All: So far, people can solve individual CAPTCHA generation methods, but the problem I'm referring to is being able to solve any CAPTCHA that a human can. A captcha can be made arbitrarily much more difficult for a computer, while at the same time making it only slightly more difficult for a human. (And of course, there's the nagging issue of how O/B's captcha, er, works. "But it doesn't keep out Silas!") Moreover, arbitrary object recognition is much more general and difficult than character recognition. Actually achieving a solution to it would have much of the same difficulties as the Turing Test, since the identity of an object can hinge on human-specific contextual knowledge in the picture.

I confess I wasn't aware of AIXI, but after Googling (you have to give additional keywords for it to show up, and Wikipedia doesn't mention it, nor Solomonoff induction specifically), it appears to be the algorithm for optimal behavior in interaction with an arbitrary, unknown environment, to satisfy a utility curve. So, this does show how given unbounded computation time, it is possible, via a method we understand, to identify objects.

However, it still doesn't mean Eliezer is treating the free will/socks cases equally.
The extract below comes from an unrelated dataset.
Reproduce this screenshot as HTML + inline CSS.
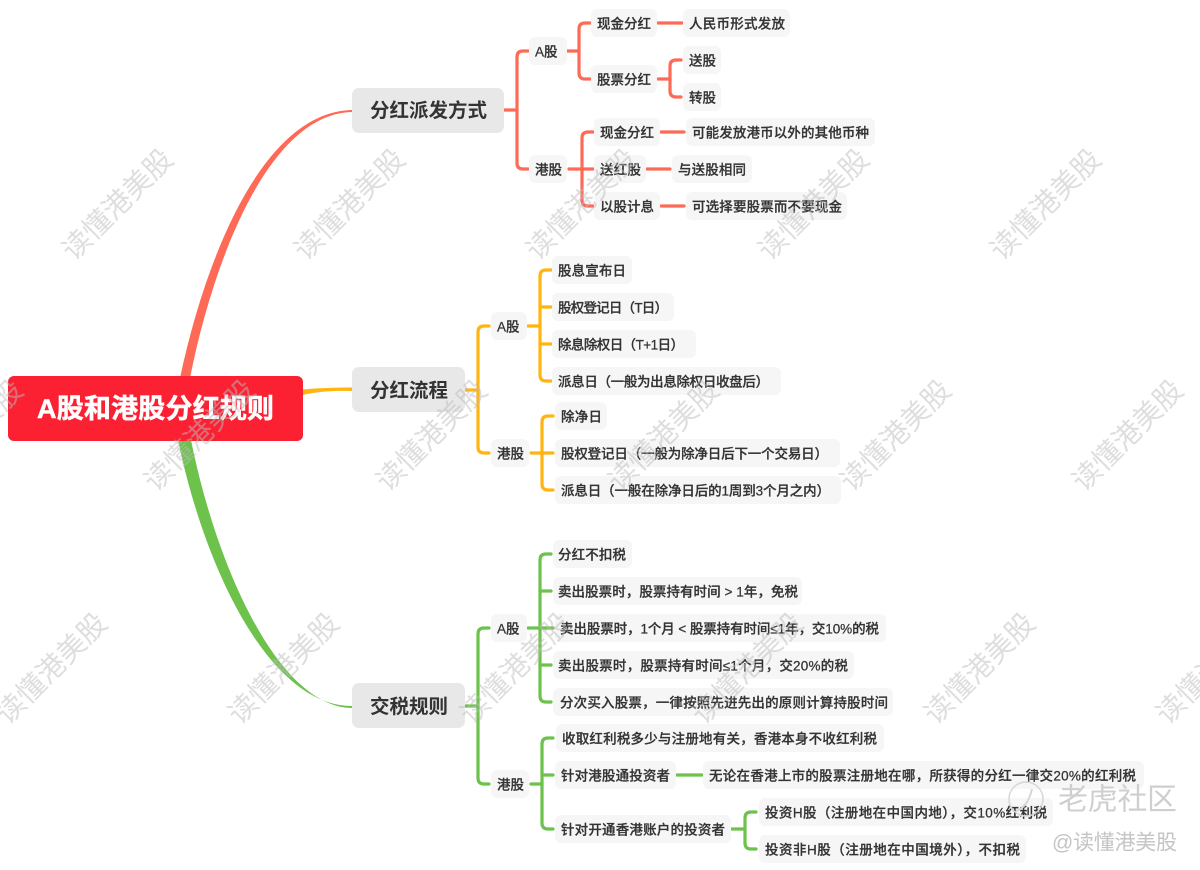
<!DOCTYPE html>
<html><head><meta charset="utf-8"><style>
html,body{margin:0;padding:0;background:#fff;width:1200px;height:870px;overflow:hidden}
svg{display:block;filter:blur(.3px)}
text{font-family:"Liberation Sans","Noto Sans CJK SC",sans-serif;}
.t text{font-size:13.5px;font-weight:500;fill:#333;stroke:#333;stroke-width:.25;dominant-baseline:central}
.n rect{fill:#f6f6f6}
.m rect{fill:#e8e8e8}
.mt{font-size:19.5px;font-weight:700;fill:#333;dominant-baseline:central}
.l{fill:none;stroke-width:3.2;stroke-linecap:round;stroke-linejoin:round}
.w text{font-size:28.5px;fill:#bdbdbd;opacity:.5;text-anchor:middle;dominant-baseline:central}
</style></head><body>
<svg width="1200" height="870" viewBox="0 0 1200 870" xmlns="http://www.w3.org/2000/svg">
<!-- main links -->
<path d="M180 378 C205 260 262 112 352 110 L352 112 C268 114 213 262 190 378 Z" fill="#ff6a57"/>
<path d="M303 389.5 C318 388 335 387.5 352 387.5 L352 391 C335 390.5 320 391 303 395 Z" fill="#ffb40f"/>
<path d="M178 440 C205 570 270 706 352 706 L352 708 C278 707 216 565 191 440 Z" fill="#6cc24a"/>

<!-- red links -->
<g class="l" stroke="#ff6a57">
<path d="M504 110 H517"/>
<path d="M528 51 H523 Q517 51 517 57 V163 Q517 169 523 169 H528"/>
<path d="M567 51 H579"/>
<path d="M590 23 H585 Q579 23 579 29 V73 Q579 79 585 79 H590"/>
<path d="M658 23 H682"/>
<path d="M658 79 H670"/>
<path d="M681 60 H676 Q670 60 670 66 V91 Q670 97 676 97 H681"/>
<path d="M569 169 H593"/>
<path d="M593 132 H588 Q582 132 582 138 V200 Q582 206 588 206 H593"/>
<path d="M661 132 H684"/>
<path d="M647 169 H670"/>
<path d="M661 206 H684"/>
</g>
<!-- orange links -->
<g class="l" stroke="#ffb40f">
<path d="M465 390 H478"/>
<path d="M489 326 H484 Q478 326 478 332 V447 Q478 453 484 453 H489"/>
<path d="M528 326 H540"/>
<path d="M551 270 H546 Q540 270 540 276 V375 Q540 381 546 381 H551"/>
<path d="M540 307 Q540 307 546 307 H551"/>
<path d="M540 344 Q540 344 546 344 H551"/>
<path d="M531 453 H553"/>
<path d="M553 416 H548 Q542 416 542 422 V484 Q542 490 548 490 H553"/>
</g>
<!-- green links -->
<g class="l" stroke="#6cc24a">
<path d="M465 706 H478"/>
<path d="M489 628 H484 Q478 628 478 634 V778 Q478 784 484 784 H489"/>
<path d="M528 628 H553"/>
<path d="M551 554 H546 Q540 554 540 560 V696 Q540 702 546 702 H551"/>
<path d="M540 591 H551"/>
<path d="M540 665 H551"/>
<path d="M531 784 H542"/>
<path d="M553 738 H548 Q542 738 542 744 V823 Q542 829 548 829 H553"/>
<path d="M542 775 H553"/>
<path d="M677 775 H702"/>
<path d="M732 829 H745"/>
<path d="M756 812 H751 Q745 812 745 818 V843 Q745 849 751 849 H756"/>
</g>

<!-- root -->
<rect x="8" y="376" width="295" height="65" rx="6" fill="#fb2133"/>
<text x="37" y="409" font-size="27" font-weight="700" fill="#fff" stroke="#fff" stroke-width=".5" dominant-baseline="central" textLength="237">A股和港股分红规则</text>

<!-- main nodes -->
<g class="m">
<rect x="352" y="88" width="152" height="45" rx="7"/>
<rect x="352" y="367" width="113" height="45" rx="7"/>
<rect x="352" y="683" width="113" height="45" rx="7"/>
</g>
<text class="mt" x="370" y="111" textLength="117">分红派发方式</text>
<text class="mt" x="370" y="391" textLength="78">分红流程</text>
<text class="mt" x="370" y="707" textLength="78">交税规则</text>

<!-- node backgrounds -->
<g class="n">
<rect x="529" y="37" width="38" height="28" rx="6"/>
<rect x="591" y="9" width="66" height="28" rx="6"/>
<rect x="683" y="9" width="107" height="28" rx="6"/>
<rect x="591" y="65" width="66" height="28" rx="6"/>
<rect x="683" y="46" width="38" height="28" rx="6"/>
<rect x="683" y="83" width="38" height="28" rx="6"/>
<rect x="529" y="155" width="38" height="28" rx="6"/>
<rect x="594" y="118" width="66" height="28" rx="6"/>
<rect x="686" y="118" width="189" height="28" rx="6"/>
<rect x="594" y="155" width="52" height="28" rx="6"/>
<rect x="672" y="155" width="80" height="28" rx="6"/>
<rect x="594" y="192" width="66" height="28" rx="6"/>
<rect x="686" y="192" width="161" height="28" rx="6"/>

<rect x="491" y="312" width="36" height="28" rx="6"/>
<rect x="552" y="256" width="80" height="28" rx="6"/>
<rect x="552" y="293" width="122" height="28" rx="6"/>
<rect x="552" y="330" width="144" height="28" rx="6"/>
<rect x="552" y="367" width="229" height="28" rx="6"/>
<rect x="491" y="439" width="38" height="28" rx="6"/>
<rect x="555" y="402" width="52" height="28" rx="6"/>
<rect x="555" y="439" width="285" height="28" rx="6"/>
<rect x="555" y="476" width="286" height="28" rx="6"/>

<rect x="491" y="614" width="36" height="28" rx="6"/>
<rect x="553" y="540" width="79" height="28" rx="6"/>
<rect x="553" y="577" width="249" height="28" rx="6"/>
<rect x="555" y="614" width="331" height="28" rx="6"/>
<rect x="553" y="651" width="301" height="28" rx="6"/>
<rect x="553" y="688" width="340" height="28" rx="6"/>
<rect x="491" y="770" width="38" height="28" rx="6"/>
<rect x="556" y="724" width="328" height="28" rx="6"/>
<rect x="555" y="761" width="121" height="28" rx="6"/>
<rect x="703" y="761" width="441" height="28" rx="6"/>
<rect x="555" y="815" width="176" height="28" rx="6"/>
<rect x="759" y="798" width="294" height="28" rx="6"/>
<rect x="759" y="835" width="267" height="28" rx="6"/>
</g>

<!-- labels -->
<g class="t" transform="translate(0 1)">
<text x="535" y="51">A股</text>
<text x="597" y="23" textLength="54">现金分红</text>
<text x="689" y="23" textLength="96">人民币形式发放</text>
<text x="597" y="79" textLength="54">股票分红</text>
<text x="689" y="60" textLength="27">送股</text>
<text x="689" y="97" textLength="27">转股</text>
<text x="535" y="169" textLength="27">港股</text>
<text x="600" y="132" textLength="54">现金分红</text>
<text x="692" y="132" textLength="177">可能发放港币以外的其他币种</text>
<text x="600" y="169" textLength="41">送红股</text>
<text x="678" y="169" textLength="68">与送股相同</text>
<text x="600" y="206" textLength="54">以股计息</text>
<text x="692" y="206" textLength="150">可选择要股票而不要现金</text>

<text x="497" y="326">A股</text>
<text x="558" y="270" textLength="68">股息宣布日</text>
<text x="558" y="307" textLength="110">股权登记日（T日）</text>
<text x="558" y="344" textLength="126">除息除权日（T+1日）</text>
<text x="558" y="381" textLength="211">派息日（一般为出息除权日收盘后）</text>
<text x="497" y="453" textLength="27">港股</text>
<text x="561" y="416" textLength="41">除净日</text>
<text x="561" y="453" textLength="267">股权登记日（一般为除净日后下一个交易日）</text>
<text x="561" y="490" textLength="269">派息日（一般在除净日后的1周到3个月之内）</text>

<text x="497" y="628">A股</text>
<text x="558" y="554" textLength="68">分红不扣税</text>
<text x="558" y="591" textLength="240">卖出股票时，股票持有时间 &gt; 1年，免税</text>
<text x="560" y="628" textLength="319">卖出股票时，1个月 &lt; 股票持有时间≤1年，交10%的税</text>
<text x="558" y="665" textLength="290">卖出股票时，股票持有时间≤1个月，交20%的税</text>
<text x="560" y="702" textLength="328">分次买入股票，一律按照先进先出的原则计算持股时间</text>
<text x="497" y="784" textLength="27">港股</text>
<text x="562" y="738" textLength="315">收取红利税多少与注册地有关，香港本身不收红利税</text>
<text x="561" y="775" textLength="109">针对港股通投资者</text>
<text x="709" y="775" textLength="427">无论在香港上市的股票注册地在哪，所获得的分红一律交20%的红利税</text>
<text x="561" y="829" textLength="164">针对开通香港账户的投资者</text>
<text x="765" y="812" textLength="282">投资H股（注册地在中国内地），交10%红利税</text>
<text x="765" y="849" textLength="255">投资非H股（注册地在中国境外），不扣税</text>
</g>

<!-- watermarks -->
<g class="w">
<text transform="translate(118 205) rotate(-45)">读懂港美股</text>
<text transform="translate(350 205) rotate(-45)">读懂港美股</text>
<text transform="translate(582 205) rotate(-45)">读懂港美股</text>
<text transform="translate(814 205) rotate(-45)">读懂港美股</text>
<text transform="translate(1046 205) rotate(-45)">读懂港美股</text>
<text transform="translate(-32 436) rotate(-45)">读懂港美股</text>
<text transform="translate(200 436) rotate(-45)">读懂港美股</text>
<text transform="translate(432 436) rotate(-45)">读懂港美股</text>
<text transform="translate(664 436) rotate(-45)">读懂港美股</text>
<text transform="translate(896 436) rotate(-45)">读懂港美股</text>
<text transform="translate(1128 436) rotate(-45)">读懂港美股</text>
<text transform="translate(52 669) rotate(-45)">读懂港美股</text>
<text transform="translate(284 669) rotate(-45)">读懂港美股</text>
<text transform="translate(516 669) rotate(-45)">读懂港美股</text>
<text transform="translate(748 669) rotate(-45)">读懂港美股</text>
<text transform="translate(980 669) rotate(-45)">读懂港美股</text>
<text transform="translate(1212 669) rotate(-45)">读懂港美股</text>
</g>

<!-- bottom-right logo -->
<circle cx="1026" cy="799" r="17" fill="none" stroke="#d6d6d6" stroke-width="1.5"/>
<path d="M1016 811 Q1028 807 1032 789" fill="none" stroke="#d6d6d6" stroke-width="2"/>
<text x="1058" y="800" font-size="30" fill="#cfcfcf" dominant-baseline="central" textLength="119">老虎社区</text>
<text x="1052" y="843" font-size="21" fill="#c4c4c4" dominant-baseline="central" textLength="125">@读懂港美股</text>
</svg>
</body></html>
If he can count the existence of an algorithm (which his brain is not using, given that it completes the problem quickly) that would identify arbitrary objects as proof that he understands the image-recognition step in "believing I'm wearing socks", I could, just the same, say:

"I understand why I think I have free will. Given unboundedly large but finite computing power, an AIXI program could explain to me what cognitive architecture gives the feeling of free will. Problem solved."